If I were employed in some other field, I probably would use Facebook and its ilk (including this blog) as little as possible. I much prefer to talk, phone, email, and (gasp!) write real letters — on paper! — to my friends and people in general.
However, in my new vocation as an author, social media is an absolute requirement. Everyone along the publishing chain — from agent, to editor, to publisher, to reader — expect it.
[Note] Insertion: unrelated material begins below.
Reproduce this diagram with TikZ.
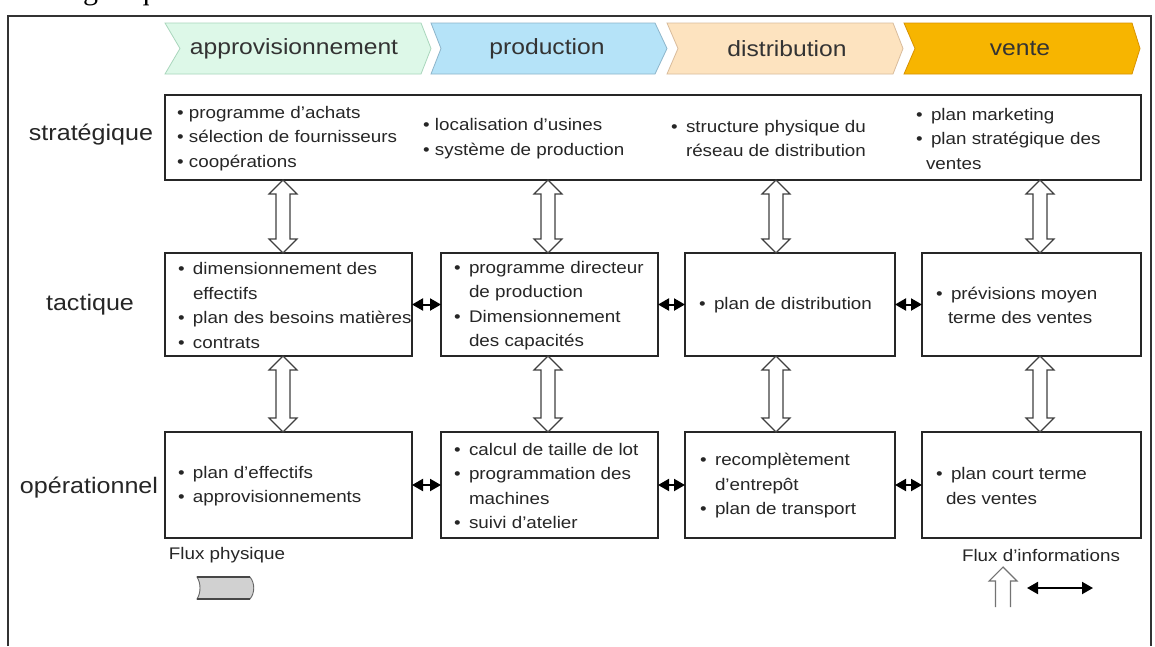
\documentclass[tikz,border=0pt]{standalone}
\usepackage{fontspec}
\setmainfont{Liberation Sans}[FakeStretch=1.12]
\newfontfamily\capserif{Liberation Serif}
\usetikzlibrary{arrows.meta,calc}

\definecolor{ink}{HTML}{262626}
\definecolor{apprfill}{HTML}{DDF8E8}
\definecolor{apprline}{HTML}{A9D6BC}
\definecolor{prodfill}{HTML}{B5E3F8}
\definecolor{prodline}{HTML}{8DB5CA}
\definecolor{distfill}{HTML}{FDE3BF}
\definecolor{distline}{HTML}{D9BC9C}
\definecolor{ventfill}{HTML}{F7B500}
\definecolor{ventline}{HTML}{D89200}

% bullet with hanging indent, and the matching indent for continued lines
\newcommand\itm[1][15pt]{\makebox[#1][l]{•}}
\newcommand\cnt[1][15pt]{\hspace*{#1}}

\begin{document}
\begin{tikzpicture}[x=1pt,y=-1pt,
  every node/.style={inner sep=0pt,outer sep=0pt,text=ink},
  cell/.style={draw=black!85,line width=1.3pt,anchor=north west,fill=white},
  body/.style={font=\fontsize{16.8}{24.5}\selectfont,align=left,anchor=west},
  level/.style={font=\fontsize{22.4}{26}\selectfont},
  chevtext/.style={font=\fontsize{22}{26}\selectfont,text=black!80},
  chev/.style={line width=0.8pt},
  hollow/.style={draw=black!75,fill=white,line width=1.2pt,line join=miter,
    to path={let \p1=(\tikztostart), \p2=(\tikztotarget) in
      (\x1,\y1) -- (\x1+14pt,\y1-14pt) -- (\x1+7pt,\y1-14pt)
      -- (\x1+7pt,\y2+14pt) -- (\x1+14pt,\y2+14pt) -- (\x1,\y2)
      -- (\x1-14pt,\y2+14pt) -- (\x1-7pt,\y2+14pt)
      -- (\x1-7pt,\y1-14pt) -- (\x1-14pt,\y1-14pt) -- cycle}},
  link/.style={{Triangle[length=11pt,width=12pt]}-{Triangle[length=11pt,width=12pt]},
    line width=2pt,draw=black},
]
\useasboundingbox (0,0) rectangle (1155,646);
\fill[white] (0,0) rectangle (1155,646);

% tail of the caption line above the frame
\node[anchor=base east,font=\capserif\fontsize{30}{30}\selectfont,text=black] (captail)
  at (178,-1) {chaîne logistique};

% outer frame
\draw[black!80,line width=1.3pt] (8,646) -- (8,16) -- (1151,16) -- (1151,646);

% process chevrons
\filldraw[chev,fill=apprfill,draw=apprline] (165,23) -- (421,23) -- (431,48.5) -- (421,74) -- (165,74) -- (180,48.5) -- cycle;
\node[chevtext] (hA) at (294,48.5) {approvisionnement};
\filldraw[chev,fill=prodfill,draw=prodline] (431,23) -- (655,23) -- (667,48.5) -- (655,74) -- (431,74) -- (441,48.5) -- cycle;
\node[chevtext] (hP) at (547,48.5) {production};
\filldraw[chev,fill=distfill,draw=distline] (667,23) -- (893,23) -- (903,48.5) -- (893,74) -- (667,74) -- (678,48.5) -- cycle;
\node[chevtext] (hD) at (787,48.5) {distribution};
\filldraw[chev,fill=ventfill,draw=ventline] (904,23) -- (1132,23) -- (1140,48.5) -- (1132,74) -- (904,74) -- (915,48.5) -- cycle;
\node[chevtext] (hV) at (1020,48.5) {vente};

% planning levels
\node[level] (lvS) at (91,135) {stratégique};
\node[level] (lvT) at (90,305) {tactique};
\node[level] (lvO) at (89,488) {opérationnel};

% strategic level
\node[cell,minimum width=976,minimum height=85] (strat) at (165,95) {};
\node[body] (s1t) at (177,138.5) {\itm[12pt]programme d’achats\\\itm[12pt]sélection de fournisseurs\\\itm[12pt]coopérations};
\node[body] (s2t) at (423,138.5) {\itm[12pt]localisation d’usines\\\itm[12pt]système de production};
\node[body] (s3t) at (671,138.5) {\itm structure physique du\\\cnt réseau de distribution};
\node[body] (s4t) at (916,138.5) {\itm plan marketing\\\itm plan stratégique des\\\cnt[10pt]ventes};

% tactical level
\node[cell,minimum width=247,minimum height=103] (t1) at (165,253) {};
\node[cell,minimum width=217,minimum height=103] (t2) at (441,253) {};
\node[cell,minimum width=210,minimum height=103] (t3) at (685,253) {};
\node[cell,minimum width=219,minimum height=103] (t4) at (922,253) {};
\node[body] (t1t) at ([xshift=13pt,yshift=-1pt]t1.west) {\itm dimensionnement des\\\cnt effectifs\\\itm plan des besoins matières\\\itm contrats};
\node[body] (t2t) at ([xshift=13pt,yshift=-1pt]t2.west) {\itm programme directeur\\\cnt de production\\\itm Dimensionnement\\\cnt des capacités};
\node[body] (t3t) at ([xshift=14pt,yshift=-1pt]t3.west) {\itm plan de distribution};
\node[body] (t4t) at ([xshift=14pt,yshift=-1pt]t4.west) {\itm prévisions moyen\\\cnt[12pt]terme des ventes};

% operational level
\node[cell,minimum width=247,minimum height=106] (o1) at (165,432) {};
\node[cell,minimum width=217,minimum height=106] (o2) at (441,432) {};
\node[cell,minimum width=210,minimum height=106] (o3) at (685,432) {};
\node[cell,minimum width=219,minimum height=106] (o4) at (922,432) {};
\node[body] (o1t) at ([xshift=13pt,yshift=-1pt]o1.west) {\itm plan d’effectifs\\\itm approvisionnements};
\node[body] (o2t) at ([xshift=13pt,yshift=-1pt]o2.west) {\itm calcul de taille de lot\\\itm programmation des\\\cnt machines\\\itm suivi d’atelier};
\node[body] (o3t) at ([xshift=15pt,yshift=-1pt]o3.west) {\itm recomplètement\\\cnt d’entrepôt\\\itm plan de transport};
\node[body] (o4t) at ([xshift=14pt,yshift=-1pt]o4.west) {\itm plan court terme\\\cnt[10pt]des ventes};

% information flows between levels
\coordinate (c1) at (283,0);
\coordinate (c2) at (548,0);
\coordinate (c3) at (776,0);
\coordinate (c4) at (1040,0);
\draw[hollow] (strat.south -| c1) to (t1.north -| c1);
\draw[hollow] (strat.south -| c2) to (t2.north -| c2);
\draw[hollow] (strat.south -| c3) to (t3.north -| c3);
\draw[hollow] (strat.south -| c4) to (t4.north -| c4);
\draw[hollow] (t1.south -| c1) to (o1.north -| c1);
\draw[hollow] (t2.south -| c2) to (o2.north -| c2);
\draw[hollow] (t3.south -| c3) to (o3.north -| c3);
\draw[hollow] (t4.south -| c4) to (o4.north -| c4);

% information flows along the chain
\draw[link] (t1.east) -- (t2.west);
\draw[link] (t2.east) -- (t3.west);
\draw[link] (t3.east) -- (t4.west);
\draw[link] (o1.east) -- (o2.west);
\draw[link] (o2.east) -- (o3.west);
\draw[link] (o3.east) -- (o4.west);

% legend: physical flow
\node[font=\fontsize{16.8}{20}\selectfont] (lgP) at (227,555) {Flux physique};
\filldraw[fill=black!18,draw=black!60,line width=0.9pt]
  (197,577) -- (250,577) .. controls (255,583) and (255,593) .. (250,599)
  -- (197,599) .. controls (201,593) and (201,583) .. (197,577) -- cycle;
\draw[black!72,line width=1.8pt] (197,577) -- (250,577) (197,599) -- (250,599);

% legend: information flows
\node[font=\fontsize{16.8}{20}\selectfont] (lgI) at (1041,555) {Flux d’informations};
\coordinate (uptop) at (1003,567);
\coordinate (upbot) at (1003,607);
\draw[draw=black!55,line width=1.1pt,line join=miter]
  let \p1=(uptop), \p2=(upbot) in
  (\x1-7.5pt,\y2) -- (\x1-7.5pt,\y1-14pt) -- (\x1-14pt,\y1-14pt) -- (\x1,\y1)
  -- (\x1+14pt,\y1-14pt) -- (\x1+7.5pt,\y1-14pt) -- (\x1+7.5pt,\y2);
\coordinate (la) at (1027,588);
\coordinate (lb) at (1093,588);
\draw[link] (la) -- (lb);
\end{tikzpicture}
\end{document}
They eye you with dire suspicion as though you were dressed in caveman bearskins if you don’t have a website, Facebook, Twitter, etc.
The harsh reality of our electronic world is that one cannot sell books, let alone hope to be successful in the writing biz, without having an online presence. At the risk of belaboring the point, social media is a necessary evil — like any other form of advertising in the marketplace.
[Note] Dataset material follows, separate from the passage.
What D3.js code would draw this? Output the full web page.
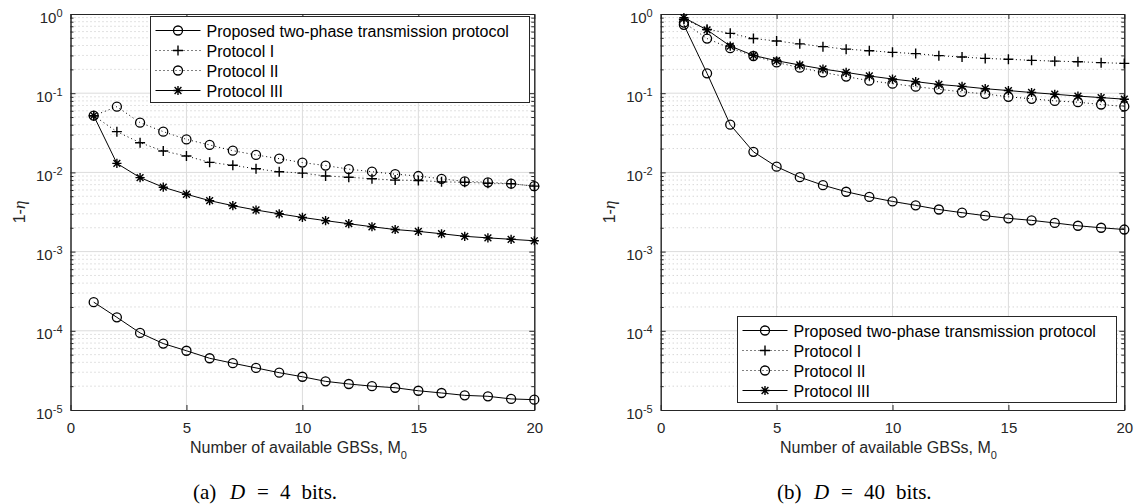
<!DOCTYPE html>
<html>
<head>
<meta charset="utf-8">
<script src="https://cdn.jsdelivr.net/npm/d3@7"></script>
<style>
  body { margin: 0; background: #fff; }
  svg { display: block; }
  text { font-family: "Liberation Sans", Arial, sans-serif; }
</style>
</head>
<body>
<svg id="chart" width="1135" height="504"></svg>
<script>
// x 값 (M0)
const mValues = d3.range(1, 21);

// (a) D = 4 bits
const aProposed = [2.3e-4, 1.48e-4, 9.4e-5, 6.9e-5, 5.6e-5, 4.5e-5, 3.9e-5, 3.4e-5, 2.96e-5, 2.63e-5,
  2.3e-5, 2.13e-5, 2.0e-5, 1.91e-5, 1.75e-5, 1.64e-5, 1.53e-5, 1.49e-5, 1.38e-5, 1.35e-5];
const aProtocol1 = [0.052, 0.0327, 0.0237, 0.0186, 0.0161, 0.0134, 0.0123, 0.0111, 0.0102, 0.0098,
  0.0090, 0.0087, 0.0083, 0.0080, 0.0079, 0.0076, 0.0075, 0.0073, 0.0072, 0.0067];
const aProtocol2 = [0.052, 0.0676, 0.0425, 0.0327, 0.0261, 0.0222, 0.0188, 0.0166, 0.0149, 0.0133,
  0.0122, 0.0110, 0.0102, 0.0095, 0.0090, 0.0083, 0.0077, 0.0075, 0.0072, 0.0067];
const aProtocol3 = [0.052, 0.0130, 0.0086, 0.0065, 0.0053, 0.0044, 0.0038, 0.00335, 0.0030, 0.0027,
  0.00246, 0.00225, 0.00206, 0.0019, 0.0018, 0.00168, 0.00156, 0.00149, 0.00143, 0.00137];

// (b) D = 40 bits
const bProposed = [0.73, 0.178, 0.040, 0.0182, 0.0118, 0.0087, 0.0069, 0.0057, 0.0049, 0.0043,
  0.00384, 0.0034, 0.0031, 0.00284, 0.00263, 0.00248, 0.0023, 0.00212, 0.0020, 0.0019];
const bProtocol1 = [0.86, 0.64, 0.57, 0.49, 0.456, 0.42, 0.387, 0.36, 0.344, 0.328,
  0.316, 0.298, 0.286, 0.275, 0.268, 0.26, 0.254, 0.25, 0.243, 0.238];
const bProtocol2 = [0.78, 0.49, 0.37, 0.295, 0.245, 0.21, 0.183, 0.162, 0.144, 0.132,
  0.121, 0.112, 0.104, 0.098, 0.090, 0.085, 0.080, 0.077, 0.072, 0.068];
const bProtocol3 = [0.90, 0.63, 0.394, 0.30, 0.257, 0.227, 0.202, 0.183, 0.165, 0.151,
  0.14, 0.129, 0.122, 0.114, 0.108, 0.102, 0.097, 0.092, 0.088, 0.084];

// 범례 / 축 텍스트
const seriesNames = ["Proposed two-phase transmission protocol", "Protocol I", "Protocol II", "Protocol III"];
const seriesStyles = [
  { marker: "circle", dash: null },
  { marker: "plus", dash: "1,3" },
  { marker: "circle", dash: "1,3" },
  { marker: "star", dash: null }
];
const xTicks = [0, 5, 10, 15, 20];
const yExponents = [0, -1, -2, -3, -4, -5];

const svg = d3.select("#chart");
const plotTop = 14, plotBottom = 410;
const ink = "#000";
const axisColor = "#262626";
const labelColor = "#262626";

// 마커 그리기
function drawMarker(g, type, x, y) {
  if (type === "circle") {
    g.append("circle").attr("cx", x).attr("cy", y).attr("r", 4.5)
      .attr("fill", "none").attr("stroke", ink).attr("stroke-width", 1.3);
  } else if (type === "plus") {
    g.append("path").attr("d", `M${x - 5},${y}H${x + 5}M${x},${y - 5}V${y + 5}`)
      .attr("stroke", ink).attr("stroke-width", 1.4);
  } else {
    const s = 4.6, d = 3.4;
    g.append("path")
      .attr("d", `M${x - s},${y}H${x + s}M${x},${y - s}V${y + s}M${x - d},${y - d}L${x + d},${y + d}M${x - d},${y + d}L${x + d},${y - d}`)
      .attr("stroke", ink).attr("stroke-width", 1.4);
  }
}

function drawPanel(left, right, series, legendBox, captionX, captionLabel, captionD) {
  const x = d3.scaleLinear().domain([0, 20]).range([left, right]);
  const y = d3.scaleLog().domain([1e-5, 1]).range([plotBottom, plotTop]);
  const g = svg.append("g");

  // 보조 격자 (점선)
  const minor = [];
  yExponents.slice(0, 5).forEach(e => {
    for (let k = 2; k <= 9; k++) minor.push(k * Math.pow(10, e - 1));
  });
  g.selectAll(".minor").data(minor).enter().append("line")
    .attr("x1", left).attr("x2", right)
    .attr("y1", d => y(d)).attr("y2", d => y(d))
    .attr("stroke", "#c4c4c4").attr("stroke-width", 1).attr("stroke-dasharray", "1,3");

  // 주 격자
  g.selectAll(".majorY").data(yExponents.slice(1, 5)).enter().append("line")
    .attr("x1", left).attr("x2", right)
    .attr("y1", d => y(Math.pow(10, d))).attr("y2", d => y(Math.pow(10, d)))
    .attr("stroke", "#dcdcdc").attr("stroke-width", 1);
  g.selectAll(".majorX").data(xTicks.slice(1, 4)).enter().append("line")
    .attr("x1", d => x(d)).attr("x2", d => x(d))
    .attr("y1", plotTop).attr("y2", plotBottom)
    .attr("stroke", "#dcdcdc").attr("stroke-width", 1);

  // 축
  const xAxis = g.append("g").attr("transform", `translate(0,${plotBottom})`)
    .call(d3.axisBottom(x).tickValues(xTicks).tickSize(-5).tickSizeOuter(0));
  xAxis.selectAll("path,line").attr("stroke", axisColor);
  xAxis.selectAll("text").attr("fill", labelColor).style("font-size", "15px")
    .attr("y", 23).attr("dy", 0);

  g.append("g").attr("transform", `translate(0,${plotTop})`)
    .call(d3.axisTop(x).tickValues(xTicks).tickSize(-5).tickFormat("").tickSizeOuter(0))
    .call(a => a.selectAll("path,line").attr("stroke", axisColor));

  const yAxis = g.append("g").attr("transform", `translate(${left},0)`)
    .call(d3.axisLeft(y).tickValues(yExponents.map(e => Math.pow(10, e))).tickSize(-5).tickSizeOuter(0)
      .tickFormat(""));
  yAxis.selectAll("path,line").attr("stroke", axisColor);
  yAxis.selectAll(".tick").each(function(d) {
    const t = d3.select(this).append("text").attr("fill", labelColor)
      .attr("x", -8).attr("y", 8).attr("text-anchor", "end").style("font-size", "15px");
    t.append("tspan").text("10");
    t.append("tspan").attr("dy", -6).style("font-size", "11px").text(Math.round(Math.log10(d)));
  });
  g.append("g").attr("transform", `translate(${left},0)`)
    .call(d3.axisLeft(y).tickValues(minor).tickSize(-3).tickFormat(""))
    .call(a => a.selectAll("path,line").attr("stroke", axisColor));

  g.append("g").attr("transform", `translate(${right},0)`)
    .call(d3.axisRight(y).tickValues(yExponents.map(e => Math.pow(10, e))).tickSize(-5).tickFormat("").tickSizeOuter(0))
    .call(a => a.selectAll("path,line").attr("stroke", axisColor));
  g.append("g").attr("transform", `translate(${right},0)`)
    .call(d3.axisRight(y).tickValues(minor).tickSize(-3).tickFormat(""))
    .call(a => a.selectAll("path,line").attr("stroke", axisColor));

  // 선과 마커
  const line = d3.line().x((d, i) => x(mValues[i])).y(d => y(d));
  series.forEach((vals, si) => {
    const st = seriesStyles[si];
    g.append("path").attr("d", line(vals)).attr("fill", "none")
      .attr("stroke", ink).attr("stroke-width", 1)
      .attr("stroke-dasharray", st.dash);
    const mg = g.append("g");
    vals.forEach((v, i) => drawMarker(mg, st.marker, x(mValues[i]), y(v)));
  });

  // 축 레이블
  const xl = g.append("text").attr("x", (left + right) / 2 - 4).attr("y", 453)
    .attr("text-anchor", "middle").attr("fill", labelColor).style("font-size", "16px");
  xl.append("tspan").text("Number of available GBSs, M");
  xl.append("tspan").attr("dy", 6).style("font-size", "11px").text("0");

  const yl = g.append("text").attr("transform", `translate(${left - 46},${(plotTop + plotBottom) / 2}) rotate(-90)`)
    .attr("text-anchor", "middle").attr("fill", labelColor).style("font-size", "16px");
  yl.append("tspan").text("1-");
  yl.append("tspan").style("font-family", "'Liberation Serif', serif").style("font-style", "italic")
    .style("font-size", "17px").text("η");

  // 범례
  const lg = g.append("g").attr("transform", `translate(${legendBox.x},${legendBox.y})`);
  lg.append("rect").attr("width", legendBox.w).attr("height", legendBox.h)
    .attr("fill", "#fff").attr("stroke", axisColor).attr("stroke-width", 1);
  seriesNames.forEach((name, i) => {
    const ry = 14 + i * 20;
    lg.append("line").attr("x1", 5).attr("x2", 50).attr("y1", ry).attr("y2", ry)
      .attr("stroke", ink).attr("stroke-width", 1).attr("stroke-dasharray", seriesStyles[i].dash);
    drawMarker(lg, seriesStyles[i].marker, 27.5, ry);
    lg.append("text").attr("x", 56).attr("y", ry + 6).attr("fill", "#000")
      .style("font-size", "16px").text(name);
  });

  // 캡션 (LaTeX 스타일)
  const cap = svg.append("text").attr("y", 499)
    .style("font-family", "'Liberation Serif', 'Times New Roman', serif").style("font-size", "21px");
  cap.append("tspan").attr("x", captionX).text(captionLabel);
  cap.append("tspan").attr("x", captionX + 37).style("font-style", "italic").text("D");
  cap.append("tspan").attr("x", captionX + 64).text("=");
  cap.append("tspan").attr("x", captionX + 87).text(captionD);
  cap.append("tspan").attr("x", captionX + 87 + captionD.length * 10.5 + 11).text("bits.");
}

drawPanel(70.5, 534.3, [aProposed, aProtocol1, aProtocol2, aProtocol3],
  { x: 150.5, y: 16.5, w: 379, h: 86 }, 193, "(a)", "4");
drawPanel(660.7, 1124.3, [bProposed, bProtocol1, bProtocol2, bProtocol3],
  { x: 737.5, y: 316.5, w: 379, h: 86 }, 777, "(b)", "40");
</script>
</body>
</html>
It doesn’t mean I have to like it.
I often compare the experience of a Facebook session to a sewage technician in a honey-dipper suit emerging from the task of fixing a broken septic tank, that keeps breaking on a daily basis. That feeling of being soiled is intensified when my ‘friends’ rail on about their political views.
Truth be told, I’m guilty of political ranting as well. Anyone who has tabs into my Facebook profile is aware of this. I don’t know if I can (or should) take any comfort from the fact that I seem to do it far less than many on the internet.
I can at least hold my head up high, that I do not allow my political views to spill over into my workplace Facebook pages.
OK, here I go. I’m pinching my nose shut, and diving in again.